L'ANCT nous a indiqué qu'il n'existe aucune inquiétude majeure sur les volumes et capacités de financement à mobiliser. Toutefois, si les communes PVD bénéficient d'une priorité dans les financements, elles ont peu de visibilité sur ces dotations qui sont octroyées chaque année. Sans créer une dotation spécifique, que penseriez-vous, Madame la ministre, d'une forme de sécurisation des financements dirigés vers les communes PVD qui pourrait se matérialiser par une pluriannualité des engagements budgétaires à leur bénéfice ?
Je tiens également à faire remarquer que cette priorité de financement pour les communes PVD tend également à faire naître des craintes auprès des communes qui ne sont pas membres du programme. Une autre difficulté du programme rapportée par les élus locaux est sa relative complexité : la multiplicité d'acteurs publics peut en effet induire un manque de visibilité des différents outils mis à disposition. Cette complexité s'applique également aux recherches de financement, qui peuvent représenter un travail à part entière, pénalisant parfois le travail d'animation et de développement des chefs de projet.

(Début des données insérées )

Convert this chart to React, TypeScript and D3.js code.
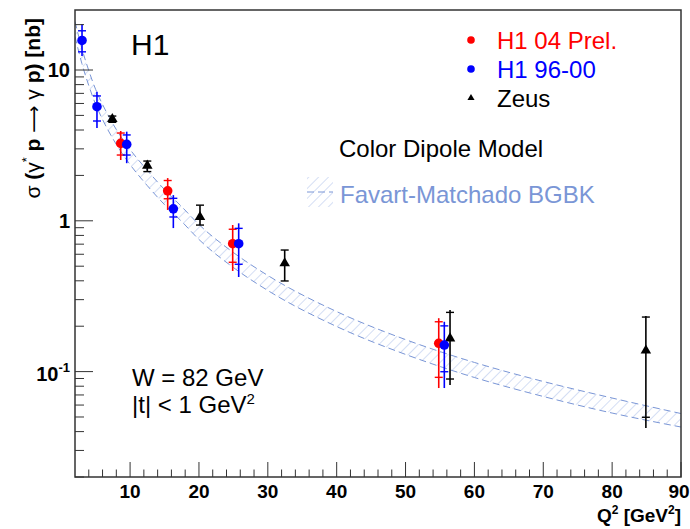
import React from 'react';
import * as d3 from 'd3';

// H1 04 Prel. (red)
const h104Q2 = [8.64, 15.46, 24.9, 54.82];
const h104Sigma = [3.26, 1.58, 0.705, 0.154];
const h104StatLo = [2.73, 1.4, 0.531, 0.0916];
const h104StatHi = [3.82, 1.85, 0.879, 0.214];
const h104TotLo = [2.53, 1.18, 0.465, 0.0778];
const h104TotHi = [3.94, 1.92, 0.938, 0.226];

// H1 96-00 (blue)
const h196Q2 = [3.02, 5.19, 9.51, 16.28, 25.77, 55.63];
const h196Sigma = [15.7, 5.71, 3.21, 1.2, 0.705, 0.15];
const h196StatLo = [13.2, 4.59, 2.73, 1.06, 0.515, 0.0998];
const h196StatHi = [18.2, 6.73, 3.71, 1.41, 0.891, 0.201];
const h196TotLo = [12.4, 4.12, 2.41, 0.895, 0.424, 0.0778];
const h196TotHi = [20.2, 7.18, 3.9, 1.48, 0.962, 0.214];

// Zeus (black)
const zeusQ2 = [7.42, 12.5, 20.15, 32.45, 56.46, 84.9];
const zeusSigma = [4.73, 2.32, 1.06, 0.523, 0.166, 0.138];
const zeusStatLo = [4.5, 2.12, 0.937, 0.399, 0.0893, 0.0498];
const zeusStatHi = [4.95, 2.49, 1.27, 0.64, 0.247, 0.23];
const zeusTotLo = [4.5, 2.12, 0.937, 0.399, 0.0815, 0.0423];
const zeusTotHi = [4.95, 2.49, 1.27, 0.64, 0.256, 0.234];

// Favart-Matchado BGBK band
const bandQ2 = [2, 3, 4, 5, 6, 8, 10, 12.5, 15, 17.5, 20, 25, 30, 40, 50, 60, 70, 80, 90];
const bandHi = [20.97, 13.89, 9.92, 7.43, 5.91, 4.03, 2.97, 2.16, 1.61, 1.24, 0.945, 0.616, 0.434, 0.25, 0.163, 0.115, 0.086, 0.0668, 0.0527];
const bandLo = [16.68, 11.04, 7.89, 5.91, 4.7, 3.21, 2.36, 1.71, 1.28, 0.989, 0.752, 0.49, 0.345, 0.199, 0.13, 0.0914, 0.0684, 0.0531, 0.0429];

const xTicks = [10, 20, 30, 40, 50, 60, 70, 80, 90];

const W = 690;
const H = 529;
const margin = { top: 10, right: 9, bottom: 52, left: 75 };
const FONT = '"Liberation Sans", Arial, Helvetica, sans-serif';
const BAND = '#7a96d6';

const x = d3.scaleLinear().domain([2, 90]).range([margin.left, W - margin.right]);
const y = d3.scaleLog().domain([0.02, 25]).range([H - margin.bottom, margin.top]);

const x0 = margin.left, x1 = W - margin.right, y0 = margin.top, y1 = H - margin.bottom;

function Series({ q2, sigma, statLo, statHi, totLo, totHi, color, marker }) {
    const tri = d3.symbol(d3.symbolTriangle, 48)();
    return (
        <g>
            {q2.map((q, i) => {
                const cx = x(q);
                return (
                    <g key={i}>
                        <line x1={cx} x2={cx} y1={y(totLo[i])} y2={y(totHi[i])} stroke={color} strokeWidth={1.6} />
                        <line x1={cx - 4} x2={cx + 4} y1={y(statLo[i])} y2={y(statLo[i])} stroke={color} strokeWidth={1.4} />
                        <line x1={cx - 4} x2={cx + 4} y1={y(statHi[i])} y2={y(statHi[i])} stroke={color} strokeWidth={1.4} />
                        {marker === 'circle'
                            ? <circle cx={cx} cy={y(sigma[i])} r={4.8} fill={color} />
                            : <path d={tri} transform={`translate(${cx},${y(sigma[i])})`} fill={color} />}
                    </g>
                );
            })}
        </g>
    );
}

export default function App() {
    // minor log ticks
    const yMinor = [];
    [0.01, 0.1, 1, 10].forEach(dec => {
        for (let k = 2; k <= 9; k++) {
            const v = dec * k;
            if (v >= 0.02 && v <= 25) yMinor.push(v);
        }
    });
    const xMinor = d3.range(4, 90, 2).filter(v => v % 10 !== 0);

    const bandLine = d3.line().x(d => d[0]).y(d => d[1]).curve(d3.curveMonotoneX);
    const upper = bandQ2.map((q, i) => [x(q), y(bandHi[i])]);
    const lower = bandQ2.map((q, i) => [x(q), y(bandLo[i])]);
    const area = d3.area().x(d => d[0]).y0(d => d[1]).y1(d => d[2]).curve(d3.curveMonotoneX);
    const areaPts = bandQ2.map((q, i) => [x(q), y(bandLo[i]), y(bandHi[i])]);

    return (
        <svg width={W} height={H} style={{ position: 'absolute', left: 0, top: 0, background: '#fff' }} fontFamily={FONT}>
            <defs>
                <pattern id="hatch" patternUnits="userSpaceOnUse" width={7} height={7} patternTransform="rotate(45)">
                    <line x1={0} y1={0} x2={0} y2={7} stroke="#a9bdea" strokeWidth={1} />
                </pattern>
                <clipPath id="frame">
                    <rect x={x0} y={y0} width={x1 - x0} height={y1 - y0} />
                </clipPath>
            </defs>

            {/* band */}
            <g clipPath="url(#frame)">
                <path d={area(areaPts)} fill="url(#hatch)" />
                <path d={bandLine(upper)} fill="none" stroke={BAND} strokeWidth={1} strokeDasharray="7,4" />
                <path d={bandLine(lower)} fill="none" stroke={BAND} strokeWidth={1} strokeDasharray="7,4" />
            </g>

            {/* data */}
            <Series q2={zeusQ2} sigma={zeusSigma} statLo={zeusStatLo} statHi={zeusStatHi} totLo={zeusTotLo} totHi={zeusTotHi} color="#000" marker="tri" />
            <Series q2={h104Q2} sigma={h104Sigma} statLo={h104StatLo} statHi={h104StatHi} totLo={h104TotLo} totHi={h104TotHi} color="#ff0000" marker="circle" />
            <Series q2={h196Q2} sigma={h196Sigma} statLo={h196StatLo} statHi={h196StatHi} totLo={h196TotLo} totHi={h196TotHi} color="#0000ff" marker="circle" />

            {/* frame */}
            <rect x={x0} y={y0} width={x1 - x0} height={y1 - y0} fill="none" stroke="#333" strokeWidth={1.5} />

            {/* x axis ticks */}
            {xTicks.map(t => (
                <g key={t}>
                    <line x1={x(t)} x2={x(t)} y1={y1} y2={y1 - 15} stroke="#333" strokeWidth={1} />
                    <text x={t === 90 ? x(t) - 2 : x(t)} y={498} textAnchor="middle" fontWeight="bold" fontSize={19}>{t}</text>
                </g>
            ))}
            {xMinor.map(t => (
                <line key={t} x1={x(t)} x2={x(t)} y1={y1} y2={y1 - 7.5} stroke="#333" strokeWidth={1} />
            ))}
            <text x={x1} y={522} textAnchor="end" fontWeight="bold" fontSize={19}>
                Q<tspan dy={-8} fontSize={12}>2</tspan><tspan dy={8}> [GeV</tspan><tspan dy={-8} fontSize={12}>2</tspan><tspan dy={8}>]</tspan>
            </text>

            {/* y axis ticks */}
            {[0.1, 1, 10].map(t => (
                <line key={t} x1={x0} x2={x0 + 18} y1={y(t)} y2={y(t)} stroke="#333" strokeWidth={1} />
            ))}
            {yMinor.map(t => (
                <line key={t} x1={x0} x2={x0 + 9} y1={y(t)} y2={y(t)} stroke="#333" strokeWidth={1} />
            ))}
            <text x={70} y={y(10) + 7} textAnchor="end" fontWeight="bold" fontSize={20}>10</text>
            <text x={70} y={y(1) + 7} textAnchor="end" fontWeight="bold" fontSize={20}>1</text>
            <text x={70} y={y(0.1) + 9} textAnchor="end" fontWeight="bold" fontSize={20}>
                10<tspan dy={-9} fontSize={13}>-1</tspan>
            </text>

            {/* y title */}
            <text transform={`translate(40,18) rotate(-90)`} textAnchor="end" fontSize={21}>
                <tspan>σ </tspan><tspan fontWeight="bold">(</tspan><tspan>γ</tspan>
                <tspan dy={-9} fontSize={13}>*</tspan>
                <tspan dy={9} fontWeight="bold"> p </tspan><tspan fontFamily="DejaVu Sans" fontSize={19}>⟶</tspan><tspan> γ </tspan><tspan fontWeight="bold">p) [nb]</tspan>
            </text>

            {/* labels */}
            <text x={131} y={55} fontSize={30}>H1</text>
            <text x={132} y={386} fontSize={24}>W = 82 GeV</text>
            <text x={132} y={413} fontSize={24}>
                |t| &lt; 1 GeV<tspan dy={-9} fontSize={15}>2</tspan>
            </text>

            {/* legend */}
            <circle cx={471} cy={40} r={3.8} fill="#ff0000" />
            <text x={497} y={49} fontSize={24} fill="#ff0000">H1 04 Prel.</text>
            <circle cx={471} cy={69} r={3.8} fill="#0000ff" />
            <text x={497} y={78} fontSize={24} fill="#0000ff">H1 96-00</text>
            <path d={d3.symbol(d3.symbolTriangle, 22)()} transform="translate(471,98)" fill="#000" />
            <text x={497} y={107} fontSize={24}>Zeus</text>

            <text x={339} y={157} fontSize={24}>Color Dipole Model</text>
            <rect x={307} y={177} width={26} height={30} fill="url(#hatch)" />
            <line x1={307} x2={333} y1={192} y2={192} stroke={BAND} strokeWidth={1} strokeDasharray="7,4" />
            <text x={340} y={203} fontSize={24} fill={BAND}>Favart-Matchado BGBK</text>
        </svg>
    );
}
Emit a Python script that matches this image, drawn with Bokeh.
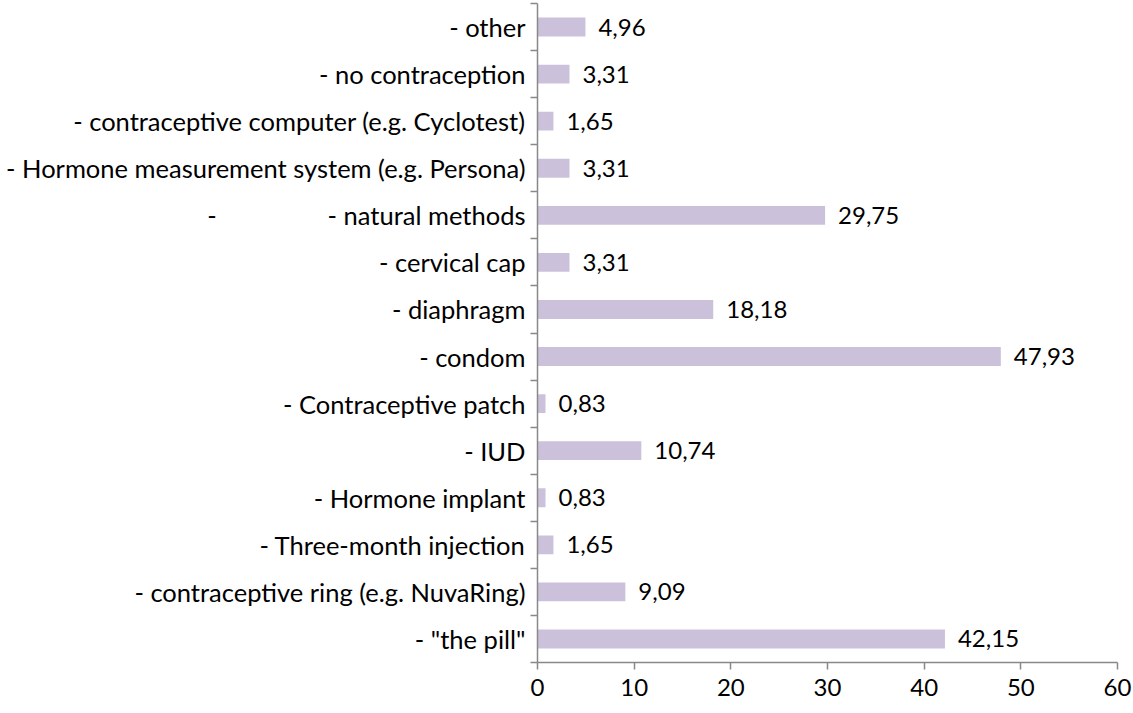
from bokeh.plotting import figure
from bokeh.models import ColumnDataSource, Range1d, FixedTicker
from bokeh.core.properties import value
from bokeh.embed import file_html
from bokeh.resources import INLINE

NBSP = "\u00a0"
# listed bottom to top
categories = [
    '- "the pill"',
    "- contraceptive ring (e.g. NuvaRing)",
    "- Three-month injection",
    "- Hormone implant",
    "- IUD",
    "- Contraceptive patch",
    "- condom",
    "- diaphragm",
    "- cervical cap",
    "-" + NBSP * 17 + "- natural methods",
    "- Hormone measurement system (e.g. Persona)",
    "- contraceptive computer (e.g. Cyclotest)",
    "- no contraception",
    "- other",
]
values = [42.15, 9.09, 1.65, 0.83, 10.74, 0.83, 47.93, 18.18, 3.31, 29.75, 3.31, 1.65, 3.31, 4.96]
x_ticks = [0, 10, 20, 30, 40, 50, 60]

FONT = "Lato"
FS_CAT = "25.5px"
FS = "24px"
BAR = "#CCC1DA"
AXIS = "#898989"

pos = list(range(len(categories)))
src = ColumnDataSource(dict(
    y=pos,
    v=values,
    lbl=[f"{v:.2f}".replace(".", ",") for v in values],
))

p = figure(width=1133, height=713, output_backend="svg", toolbar_location=None,
           x_range=Range1d(0, 60), y_range=Range1d(-0.5, len(categories) - 0.5),
           min_border_left=537, min_border_right=16, min_border_top=3, min_border_bottom=51)
p.outline_line_color = None
p.grid.visible = False

p.hbar(y="y", right="v", left=0, height=0.4, source=src, fill_color=BAR, line_color=None)
p.text(x="v", y="y", text="lbl", source=src, x_offset=13, text_baseline="middle",
       text_align="left", text_font=value(FONT), text_font_size=FS, text_color="#000000")

# x axis
p.xaxis.ticker = FixedTicker(ticks=x_ticks)
p.xaxis.axis_line_color = AXIS
p.xaxis.axis_line_width = 1.5
p.xaxis.major_tick_line_color = AXIS
p.xaxis.major_tick_line_width = 1.5
p.xaxis.major_tick_in = 0
p.xaxis.major_tick_out = 7
p.xaxis.minor_tick_line_color = None
p.xaxis.major_label_standoff = 9
p.xaxis.major_label_text_font = FONT
p.xaxis.major_label_text_font_size = FS
p.xaxis.major_label_text_color = "#000000"

# y axis
p.yaxis.ticker = FixedTicker(ticks=pos, minor_ticks=[i - 0.5 for i in range(len(categories) + 1)])
p.yaxis.major_label_overrides = {i: c for i, c in zip(pos, categories)}
p.yaxis.axis_line_color = AXIS
p.yaxis.axis_line_width = 1.5
p.yaxis.major_tick_line_color = None
p.yaxis.major_tick_in = 0
p.yaxis.major_tick_out = 0
p.yaxis.minor_tick_line_color = AXIS
p.yaxis.minor_tick_line_width = 1.5
p.yaxis.minor_tick_in = 0
p.yaxis.minor_tick_out = 7
p.yaxis.major_label_standoff = 5
p.yaxis.major_label_text_font = FONT
p.yaxis.major_label_text_font_size = FS_CAT
p.yaxis.major_label_text_color = "#000000"

open("out.html", "w").write(file_html(p, INLINE))
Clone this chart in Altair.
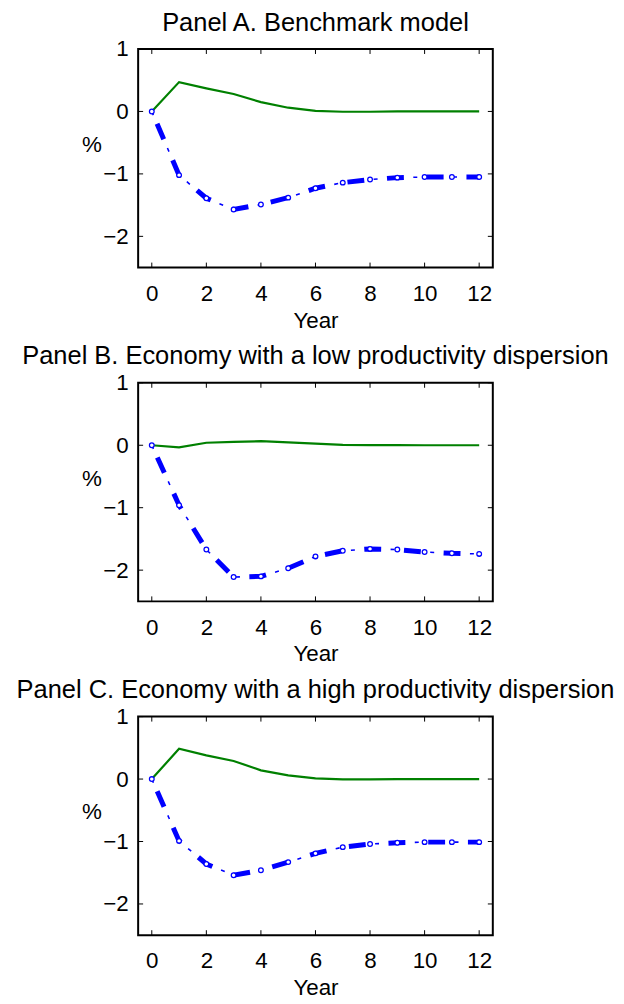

Malgré ces interrogations légitimes, je veux en conclusion saluer à nouveau le programme PVD. Il revitalise des collectivités et contribue à créer une culture d'ingénierie au cœur de nos territoires. Dès lors, quel sera l'avenir de ce programme, qui a fait émerger des expertises locales ? Nous pensons qu'il serait dommage que les collectivités perdent en 2026 ce qu'elles ont bâti depuis 2020. Dans le même temps, nous comprenons que c'est parce qu'il est inscrit dans un temps court que le programme est efficace. Vous avez enfin évoqué la possibilité de descendre à une maille inférieure.
Nos principales recommandations consisteraient à ce stade à rendre pluriannuel le financement concernant le programme PVD, à assurer un soutien à l'ingénierie jusqu'à la phase d'avant-projet définitif, à renforcer la visibilité des différents acteurs et à poursuivre la simplification administrative et l'assistance aux communes sur ce point.